L’homme est une créature
étonnante, ce que l’on sait au moins depuis Alexandre Vialatte. Autant dire que
ses bizarreries « remontent à la plus haute antiquité ». En
particulier s’il est Parisien : il lui arrive de s’étonner de voir tomber,
en quantités variables, de la neige en février.
Ainsi, il y a peu de
jours, Parisiens et banlieusards furent en bon nombre scandalisés de ne pouvoir
se déplacer exactement comme d’ordinaire à cause de douze centimètres de neige.
On en a vu s’affoler aussi, dans les jours qui ont suivi, dès qu’un flocon faisait
son apparition, pareil au signe de la prochaine récurrence d’un cauchemar que l’on
croyait fini. Les autorités ont décliné toute responsabilité dans le chaos d’automobiles
et de trains bloqués auquel nous avons pu assister. Selon Mme Hidalgo, maire de
Paris, à quoi bon, pour les collectivités, s’équiper pour des « épisodes
neigeux » qui n’ont lieu que tous les trente ans ? Bon, les dernières
averses de cette ampleur à Paris me paraissent remonter à mars 2013 : le
quinquennat de M. Hollande aurait-il été ennuyeux au point de donner à Mme
Hidalgo l’impression d’avoir vieilli de trente ans en cinq ans ? A moins
que ce ne soit le poids de ses responsabilités de maire…
Il n’aura donc été
question en France, pendant quelques jours, que de la neige à Paris, ce qui
aura fait de nous la risée de certains provinciaux, voire d’étrangers plus
habitués à ce phénomène météorologique somme toute ordinaire sous nos latitudes.
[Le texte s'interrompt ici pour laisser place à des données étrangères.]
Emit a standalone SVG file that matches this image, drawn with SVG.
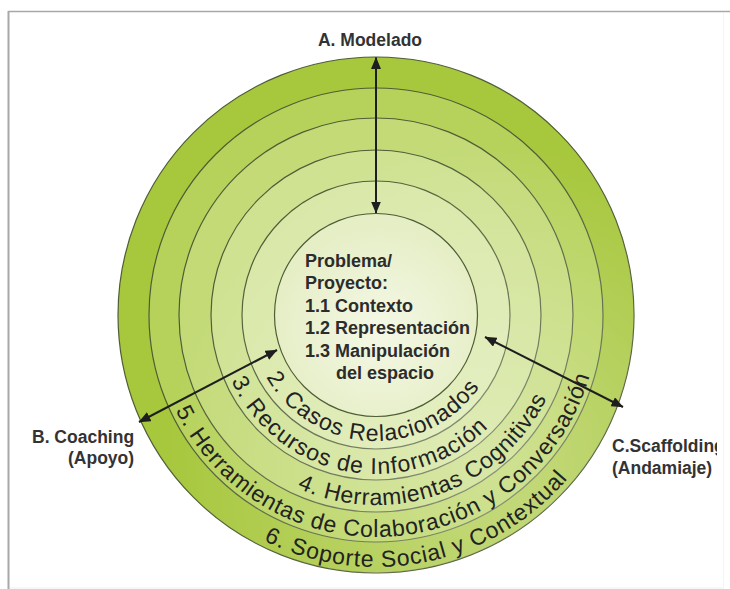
<svg xmlns="http://www.w3.org/2000/svg" width="730" height="589" viewBox="0 0 730 589">
<style>
.ring{stroke:#4f5d36;stroke-width:1.2}
.lbl{font-family:"Liberation Sans",Arial,sans-serif;font-weight:bold;font-size:17.5px;fill:#333}
.ctr{font-family:"Liberation Sans",Arial,sans-serif;font-weight:bold;font-size:18px;fill:#2c2c2c}
.arc{font-family:"Liberation Sans",Arial,sans-serif;font-size:23px;fill:#222}
.conn{stroke:#1e1e1e;stroke-width:2;fill:none;marker-start:url(#ah);marker-end:url(#ah)}
</style>
<defs>
<marker id="ah" viewBox="0 0 12 10" markerWidth="12" markerHeight="10" refX="11.5" refY="5" orient="auto-start-reverse" markerUnits="userSpaceOnUse">
<path d="M0,0 L12,5 L0,10 z" fill="#1e1e1e"/>
</marker>
<radialGradient id="hl" cx="490" cy="470" r="330" gradientUnits="userSpaceOnUse">
<stop offset="0" stop-color="#ffffff" stop-opacity="0.35"/>
<stop offset="1" stop-color="#ffffff" stop-opacity="0"/>
</radialGradient>
<radialGradient id="inner" cx="380" cy="330" r="105" gradientUnits="userSpaceOnUse">
<stop offset="0" stop-color="#f4f8e6"/>
<stop offset="1" stop-color="#e6eec6"/>
</radialGradient>
<clipPath id="clipC"><rect x="0" y="0" width="717" height="589"/></clipPath>
<path id="p2" d="M266.3,377.0 A126,126 0 0,0 479.5,386.9"/>
<path id="p3" d="M231.3,380.9 A159,159 0 0,0 488.4,427.4"/>
<path id="p4" d="M297.2,487.9 A190,190 0 0,0 546.8,398.3"/>
<path id="p5" d="M175.5,410.2 A222,222 0 0,0 589.4,376.2"/>
<path id="p6" d="M263.6,540.5 A252,252 0 0,0 567.4,479.0"/>
</defs>
<rect width="730" height="589" fill="#ffffff"/>
<g id="frame">
<line x1="8" y1="11.5" x2="730" y2="11.5" stroke="#a8a8a8" stroke-width="1.5"/>
<line x1="8.5" y1="11" x2="8.5" y2="589" stroke="#a8a8a8" stroke-width="2"/>
<line x1="10" y1="588" x2="724" y2="588" stroke="#efefef" stroke-width="1"/>
<line x1="723.5" y1="13" x2="723.5" y2="588" stroke="#f5f5f5" stroke-width="1"/>
</g>
<g id="ring6"><circle class="ring" cx="376" cy="315" r="258" fill="#a7c73c"/></g>
<g id="ring5"><circle class="ring" cx="376" cy="315" r="227" fill="#b6d25a"/></g>
<g id="ring4"><circle class="ring" cx="376" cy="315" r="197" fill="#c3da77"/></g>
<g id="ring3"><circle class="ring" cx="376" cy="315" r="165" fill="#cfe292"/></g>
<g id="ring2"><circle class="ring" cx="376" cy="315" r="134" fill="#d9e8a8"/></g>
<circle cx="376" cy="315" r="258" fill="url(#hl)"/>
<g id="problema">
<circle class="ring" cx="376" cy="315" r="101.5" fill="url(#inner)"/>
<text class="ctr" x="305" y="267">Problema/</text>
<text class="ctr" x="305" y="289">Proyecto:</text>
<text class="ctr" x="305" y="311.5">1.1 Contexto</text>
<text class="ctr" x="305" y="334">1.2 Representación</text>
<text class="ctr" x="305" y="356.5">1.3 Manipulación</text>
<text class="ctr" x="336" y="378.5">del espacio</text>
</g>
<g id="ring-texts">
<text class="arc"><textPath href="#p2" textLength="254" lengthAdjust="spacing">2. Casos Relacionados</textPath></text>
<text class="arc"><textPath href="#p3" textLength="306" lengthAdjust="spacing">3. Recursos de Información</textPath></text>
<text class="arc"><textPath href="#p4" textLength="293" lengthAdjust="spacing">4. Herramientas Cognitivas</textPath></text>
<text class="arc"><textPath href="#p5" textLength="537" lengthAdjust="spacing">5. Herramientas de Colaboración y Conversación</textPath></text>
<text class="arc"><textPath href="#p6" textLength="334" lengthAdjust="spacing">6. Soporte Social y Contextual</textPath></text>
</g>
<g id="connectors">
<line class="conn" x1="376" y1="57.5" x2="376" y2="213"/>
<line class="conn" x1="277" y1="350" x2="139" y2="422"/>
<line class="conn" x1="485" y1="337" x2="623" y2="407"/>
</g>
<g id="modelado"><text class="lbl" x="370" y="46" text-anchor="middle">A. Modelado</text></g>
<g id="coaching">
<text class="lbl" x="32" y="443">B. Coaching</text>
<text class="lbl" x="68" y="463.5">(Apoyo)</text>
</g>
<g id="scaffolding" clip-path="url(#clipC)">
<text class="lbl" x="612" y="452">C.Scaffolding</text>
<text class="lbl" x="612" y="474">(Andamiaje)</text>
</g>
</svg>
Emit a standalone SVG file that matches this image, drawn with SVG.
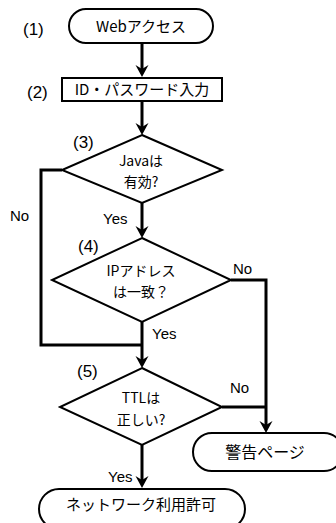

C’était à croire que ce tintamarre était orchestré pour nous éviter de penser au
reste, sachant que nous sommes bon public en ce domaine[i].
Ne faisons point trop le
blasé cependant : la neige à Paris, sans être exceptionnelle, est assez
rare pour provoquer l’émerveillement de quelques-uns, dont votre serviteur. Tout
ou à peu près tout ayant été dit maintes fois et depuis longtemps sur les
plaisirs[ii] et
les beautés de la neige en ville, ainsi que sur ses menus désagréments et ses
grandes cruautés, je n’en ajouterai pas une couche, si j’ose dire.
Toutefois, il y aurait
quelques remarques à faire.
Premièrement, voir tomber
de la neige en février à Paris me rassure : il y aurait donc encore, de
temps à autre, des restes de saisons ; jusqu’ici, à Paris, cet hiver avait
des airs d’octobre éternel, ce qui est éprouvant pour les nerfs.
Deuxièmement, l’homme
moderne est décevant : il ne résiste plus aux saisons. Paris a connu, de
mémoire d’homme d’âge moyen, des hivers bien plus longs et rigoureux, au cours
desquels l’hyperbole était moins de mise qu’aujourd’hui. Quelques jours de gel
n’étaient point annoncés comme un cataclysme. Les bavardeurs de radio et de
télévision incitaient, certes, à la prudence et au port d’une petite laine,
mais on en restait souvent là.
Troisièmement, rappelons
sans nous en lasser qu’il n’est pas nécessaire d’attendre qu’il gèle pour
accorder un peu d’attention et de soins aux plus pauvres. Ne le faire qu’à ce
moment-là risque fort de mener à les abandonner à leur misère une fois les
beaux jours revenus.
Quatrièmement, nous
devons reconnaître un mérite aux rigueurs – même limitées – de l’hiver. Elles nous
rappellent que nous ne sommes pas maîtres de la nature. Nous ne pouvons en
faire ce que nous voulons, et c’est nous qui devons composer avec ses caprices,
non elle avec les nôtres. Il ne serait pas absurde de vivre à un rythme moins
frénétique quand les éléments nous l’imposent.
[i] En lisant un titre dans le
blogue de Patrice de Plunkett (voir ici), j’ai cru d’abord sentir l’agacement de
son auteur devant une telle insistance, avant de comprendre qu’il informait ses
lecteurs de l’annulation d’un débat auquel il devait participer, du fait des
intempéries.
[ii] On nous aura donc servi
ce marronnier de saison : Montmartre
transformé en éphémère station de ski ; il doit exister en film d’actualité
en noir et blanc avec commentaire nasillard, en reportage de télévision, et
maintenant en vidéo sur internet. On n’arrête pas la progrès.